If you’ve bleached your hair:
If brassy tones appear after you bleached your hair, you’ve probably bleached dark hair.
Colors that turn brassy when bleached are:
- Level 3 dark brown
- Level 4 brown
- Level 6 chocolate brown
Starting from that base color, your brassy hair is probably a 6.45 or 7.45.
So your hair is within the range of light colors, between levels 6 and 7.
If you dyed your hair red:
If you dyed your hair red and it fades, it’s much easier to determine your base color.
Simply check what number dye you used, which might be a 6.6 or 5.6.
Once you have that number, you know your base color.
However, there are many shades of red available, and they have different color numbers.
So it’s important to remember what dye you used since an 8.6 reddish blond isn’t the same as a 7.6 intense light reddish brown.
This way you can figure out what number corresponds to your base color.
To neutralize the brassy oranges tones in your hair, simply apply the same color, but with a blue tone.
- For example, if you previously applied a 6.6 coppery light brown, apply a level 6 dye.
- While if you applied an 8.6, you should dye your hair again with an 8.
You might be wondering how this neutralizes the brassy orange tones.
To answer that question, let’s take a closer look at tones.
Why Blue Tones Subdue Orange Ones
No matter if your orange hair appeared after bleaching or when a red dye faded, a blue-toned dye will fix it.
What are color tones?
Color tones, also called secondary tones, are shown by the number after the period on the box.
That second number shows what secondary tone the dye has, such as golden, ash, copper, etc.
For example, let’s take a look at the number that corresponds to brassy orange: 7.45, or intense coppery blond mahogany.
The number 7 shows the color of the dye: blond
While the .45 shows the tone: mahogany copper.
Or reddish orange.
Using these numbers, you can identify any shade of dye and it’s tone.
Secondary tones are used to neutralize unwanted shades.
Blue, for example, neutralizes brassy orange.
So, to neutralize a brassy tone, choose a dye with a blue tone, or number 2.
- If your base color is 7.45, apply a 7.2
- If your base color is 6.45, apply a 6.2
- If your base color is 5.45, apply a 5.2
Makes sense, right?
Don’t change the color of your hair, simply apply a dye with a blue tone to neutralize the orange.
This will neutralize the unwanted color, no matter if it came from bleaching dark hair or faded red hair dye.
Can you see why knowing the color number is so important?
Once you know that, simply apply the same color with a blue tone, shown by a 2 after the period in the number.
But what if you want to change your hair color entirely?
Maybe you want to try a sunny blond or deep color.
Well, you can.

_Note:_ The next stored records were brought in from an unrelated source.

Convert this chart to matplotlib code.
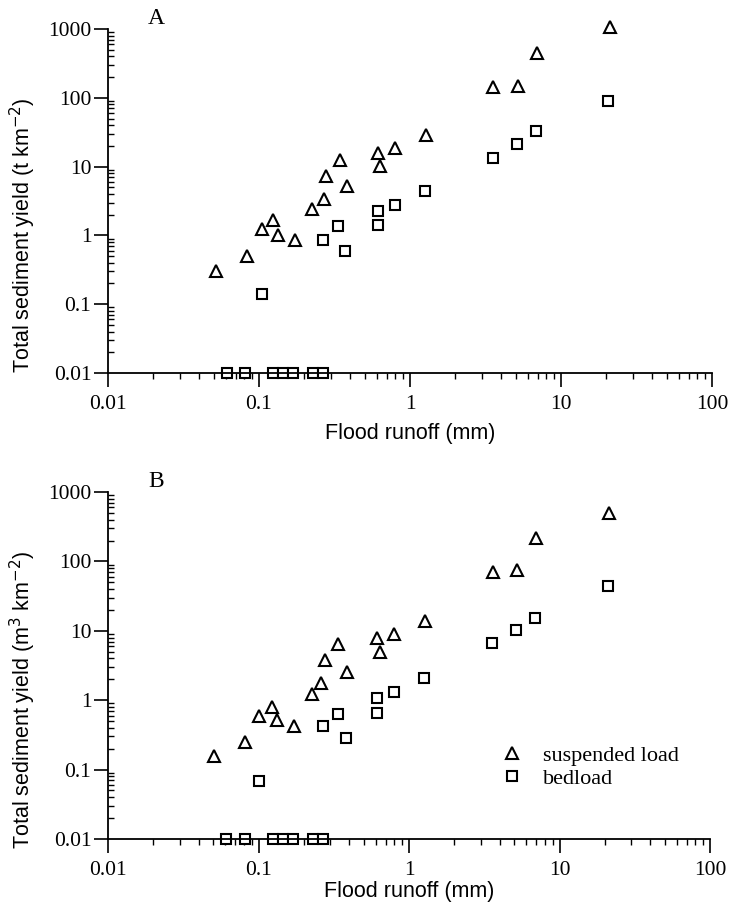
import numpy as np
import matplotlib
matplotlib.use('Agg')
import matplotlib.pyplot as plt
from matplotlib.ticker import LogLocator, FixedFormatter, FixedLocator, NullFormatter

# Panel A - tonnes per km2
runoff_susp_a = [0.052, 0.083, 0.105, 0.124, 0.134, 0.173, 0.225, 0.269, 0.278, 0.344, 0.381,
                 0.617, 0.63, 0.80, 1.27, 3.56, 5.2, 6.9, 21.1]
susp_a = [0.30, 0.50, 1.22, 1.65, 1.0, 0.87, 2.44, 3.4, 7.4, 12.6, 5.2,
          15.8, 10.1, 18.7, 29, 143, 149, 454, 1080]
runoff_bed_a = [0.061, 0.081, 0.124, 0.145, 0.169, 0.229, 0.267,
                0.104, 0.267, 0.335, 0.37, 0.617, 0.617, 0.80, 1.25, 3.56, 5.15, 6.8, 20.6]
bed_a = [0.01, 0.01, 0.01, 0.01, 0.01, 0.01, 0.01,
         0.14, 0.87, 1.36, 0.59, 2.3, 1.44, 2.8, 4.4, 13.4, 21.3, 33, 90]

# Panel B - m3 per km2
runoff_susp_b = [0.051, 0.081, 0.10, 0.123, 0.132, 0.171, 0.225, 0.262, 0.278, 0.34, 0.385,
                 0.617, 0.64, 0.79, 1.27, 3.6, 5.25, 7.0, 21.4]
susp_b = [0.157, 0.25, 0.60, 0.81, 0.51, 0.42, 1.21, 1.75, 3.8, 6.45, 2.58,
          7.8, 5.0, 8.9, 14.0, 71, 75, 215, 503]
runoff_bed_b = [0.061, 0.081, 0.124, 0.145, 0.169, 0.229, 0.267,
                0.10, 0.27, 0.335, 0.38, 0.617, 0.617, 0.80, 1.25, 3.56, 5.15, 6.9, 21.1]
bed_b = [0.01, 0.01, 0.01, 0.01, 0.01, 0.01, 0.01,
         0.0685, 0.42, 0.63, 0.29, 1.06, 0.645, 1.30, 2.11, 6.6, 10.3, 15.4, 44]

x_ticks = [0.01, 0.1, 1, 10, 100]
x_labels = ['0.01', '0.1', '1', '10', '100']
y_ticks = [0.01, 0.1, 1, 10, 100, 1000]
y_labels = ['0.01', '0.1', '1', '10', '100', '1000']

serif = 'Liberation Serif'
sans = 'Liberation Sans'

fig = plt.figure(figsize=(7.32, 9.22), dpi=100)
ax_a = fig.add_axes([108/732, 1-373/922, 604/732, 344/922])
ax_b = fig.add_axes([108/732, 1-839/922, 602/732, 347/922])


def style_axes(ax, ylabel, panel, xlab_y):
    ax.set_xscale('log')
    ax.set_yscale('log')
    ax.set_xlim(0.01, 100)
    ax.set_ylim(0.01, 1000)
    for s in ['top', 'right']:
        ax.spines[s].set_visible(False)
    for s in ['left', 'bottom']:
        ax.spines[s].set_linewidth(1.3)
    ax.xaxis.set_major_locator(FixedLocator(x_ticks))
    ax.xaxis.set_major_formatter(FixedFormatter(x_labels))
    ax.yaxis.set_major_locator(FixedLocator(y_ticks))
    ax.yaxis.set_major_formatter(FixedFormatter(y_labels))
    ax.xaxis.set_minor_locator(LogLocator(base=10, subs=np.arange(2, 10), numticks=20))
    ax.yaxis.set_minor_locator(LogLocator(base=10, subs=np.arange(2, 10), numticks=20))
    ax.xaxis.set_minor_formatter(NullFormatter())
    ax.yaxis.set_minor_formatter(NullFormatter())
    ax.tick_params(axis='x', which='major', direction='out', length=10, width=1.2, pad=6)
    ax.tick_params(axis='y', which='major', direction='out', length=10, width=1.2, pad=2)
    ax.tick_params(axis='x', which='minor', direction='out', length=4, width=1.0)
    ax.tick_params(axis='y', which='minor', direction='in', length=4, width=1.0)
    for lab in ax.get_xticklabels() + ax.get_yticklabels():
        lab.set_fontfamily(serif)
        lab.set_fontsize(15.5)
    ax.set_xlabel('Flood runoff (mm)', fontfamily=sans, fontsize=15.5)
    ax.xaxis.set_label_coords(0.5, xlab_y)
    ax.set_ylabel(ylabel, fontfamily=sans, fontsize=15.5)
    ax.yaxis.set_label_coords(-0.116, 0.40)
    ax.text(0.08, 1.0, panel, transform=ax.transAxes, fontfamily=serif, fontsize=17,
            ha='center', va='bottom')


def draw_points(ax, xs, ys, xb, yb):
    h1, = ax.plot(xs, ys, linestyle='none', marker='^', ms=8.5, mfc='white', mec='black',
                  mew=1.5, clip_on=False, label='suspended load')
    h2, = ax.plot(xb, yb, linestyle='none', marker='s', ms=7.5, mfc='white', mec='black',
                  mew=1.5, clip_on=False, label='bedload')
    return h1, h2


draw_points(ax_a, runoff_susp_a, susp_a, runoff_bed_a, bed_a)
style_axes(ax_a, 'Total sediment yield (t km$^{-2}$)', 'A', -0.145)

h1, h2 = draw_points(ax_b, runoff_susp_b, susp_b, runoff_bed_b, bed_b)
style_axes(ax_b, 'Total sediment yield (m$^3$ km$^{-2}$)', 'B', -0.12)

leg = ax_b.legend(handles=[h1, h2], loc='center left', bbox_to_anchor=(0.634, 0.207),
                  frameon=False, borderpad=0, handlelength=1.0, handletextpad=0.9,
                  labelspacing=0.1, prop={'family': serif, 'size': 16})

fig.savefig('out.png', dpi=100)
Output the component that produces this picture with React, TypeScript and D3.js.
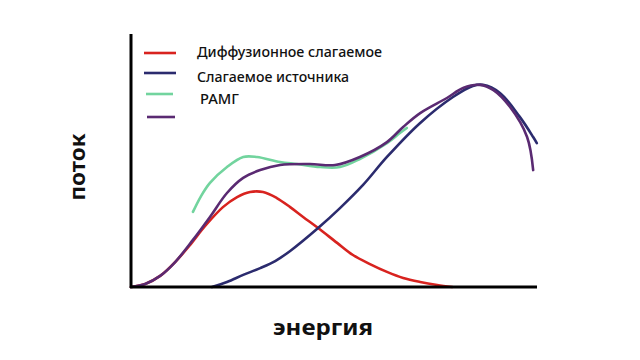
import React from "react";
import * as d3 from "d3";

// energy (x) and flux (y) in arbitrary units 0..100
const diffX = [0, 3.5, 7.2, 10.9, 14.6, 18.3, 22.7, 26.2, 29.4, 32.6, 36.0, 39.3, 42.5, 46.2, 50.9, 54.8, 59.0, 63.2, 67.2, 71.4, 75.6, 79.3];
const diffY = [0, 1.2, 4.4, 9.9, 16.7, 24.2, 31.7, 35.7, 37.7, 37.7, 35.3, 31.7, 27.8, 23.4, 17.5, 12.7, 9.1, 6.0, 3.6, 2.0, 0.8, 0];

const srcX = [20.0, 23.7, 27.7, 31.9, 35.6, 39.3, 46.2, 51.6, 57.3, 63.2, 71.4, 79.5, 84.4, 86.9, 91.1, 96.0, 99.3, 100.2];
const srcY = [0, 2.0, 4.8, 7.5, 10.3, 14.3, 23.4, 31.3, 40.5, 51.6, 65.1, 75.4, 79.8, 80.2, 77.0, 67.5, 59.5, 57.1];

const pamgX = [15.3, 17.2, 19.5, 23.7, 27.7, 31.1, 36.8, 41.0, 46.7, 51.6, 56.5, 63.2, 66.4, 68.1];
const pamgY = [29.8, 35.8, 41.3, 47.6, 51.6, 51.6, 49.6, 48.8, 47.6, 47.6, 50.8, 57.1, 61.1, 63.1];

const sumX = [0, 3.5, 7.2, 10.9, 15.3, 19.5, 23.7, 27.7, 31.9, 36.8, 44.2, 50.4, 56.5, 63.2, 67.2, 71.4, 78.0, 82.0, 86.2, 89.4, 93.6, 97.8, 99.3];
const sumY = [0, 1.2, 4.4, 9.9, 18.7, 27.8, 37.3, 43.3, 46.4, 48.4, 48.8, 48.4, 51.6, 57.5, 63.5, 69.0, 75.0, 79.0, 80.2, 78.2, 71.4, 59.5, 46.4];

const legendLabels = ["Диффузионное слагаемое", "Слагаемое источника", "РАМГ", ""];
const xLabel = "энергия";
const yLabel = "поток";

const W = 640, H = 360;
const x = d3.scaleLinear().domain([0, 100]).range([131, 536]);
const y = d3.scaleLinear().domain([0, 100]).range([287, 35]);

const series = [
  { xs: diffX, ys: diffY, color: "#d8231f" },
  { xs: srcX, ys: srcY, color: "#2b2b6e" },
  { xs: pamgX, ys: pamgY, color: "#72d49e" },
  { xs: sumX, ys: sumY, color: "#5a2a72" },
];

const line = d3
  .line<[number, number]>()
  .x((d) => x(d[0]))
  .y((d) => y(d[1]))
  .curve(d3.curveCatmullRom.alpha(0.5));

const legendItems = [
  { color: series[0].color, ly: 53, tx: 197, ty: 57, len: 185, x1: 144, x2: 176 },
  { color: series[1].color, ly: 73, tx: 197, ty: 82, len: 152, x1: 144, x2: 176 },
  { color: series[2].color, ly: 94, tx: 200, ty: 104, len: 39, x1: 146, x2: 173 },
  { color: series[3].color, ly: 117, tx: 200, ty: 121, len: 0, x1: 147, x2: 175 },
];

export default function App() {
  const order = [2, 0, 1, 3];
  return (
    <svg
      width={W}
      height={H}
      style={{ position: "absolute", left: 0, top: 0, background: "#fff" }}
      fontFamily="'Noto Sans', sans-serif"
    >
      <rect width={W} height={H} fill="#fff" />
      {order.map((i) => {
        const s = series[i];
        const pts = s.xs.map((v, k) => [v, s.ys[k]] as [number, number]);
        return (
          <path key={i} d={line(pts) || ""} fill="none" stroke={s.color} strokeWidth={2.6} strokeLinecap="round" />
        );
      })}
      <line x1={131} y1={34} x2={131} y2={288} stroke="#000" strokeWidth={3} />
      <line x1={130} y1={287} x2={537} y2={287} stroke="#000" strokeWidth={3} />
      {legendItems.map((it, i) => (
        <g key={i}>
          <line x1={it.x1} x2={it.x2} y1={it.ly} y2={it.ly} stroke={it.color} strokeWidth={2.6} />
          {legendLabels[i] && (
            <text
              x={it.tx}
              y={it.ty}
              fontSize={13.5}
              fontWeight={500}
              fill="#111"
              textLength={it.len}
              lengthAdjust="spacingAndGlyphs"
            >
              {legendLabels[i]}
            </text>
          )}
        </g>
      ))}
      <text
        x={323}
        y={335}
        fontSize={21}
        fontWeight={700}
        textAnchor="middle"
        fill="#111"
        textLength={100}
        lengthAdjust="spacingAndGlyphs"
      >
        {xLabel}
      </text>
      <text
        transform="translate(85,167) rotate(-90)"
        fontSize={22}
        fontWeight={700}
        textAnchor="middle"
        fill="#111"
        textLength={67}
        lengthAdjust="spacingAndGlyphs"
      >
        {yLabel}
      </text>
    </svg>
  );
}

Simply choose a dye with a number 2 tone.
And keep in mind these tips:
- Don't lighten more than two tones Lighting that much requires bleaching
- On the other hand, you also shouldn't darken your hair more than two shades. Or you'll have to use bleach to change the color if you don't like it
- Stay within the same color palette: if you have brown hair, choose a lighter or deeper brown
- If you're a blond, choose a light or extra light blond.
But no matter what color you choose, it must have a number 2 blue tone.
Apply a blue tone to neutralize orange tones
Blue hair dye is not recommended to tone hair, but if you have any questions, so ask a trusted hairstylist.
Not only will they know just what to do, but they will also be happy to help you get rid of the orange tones.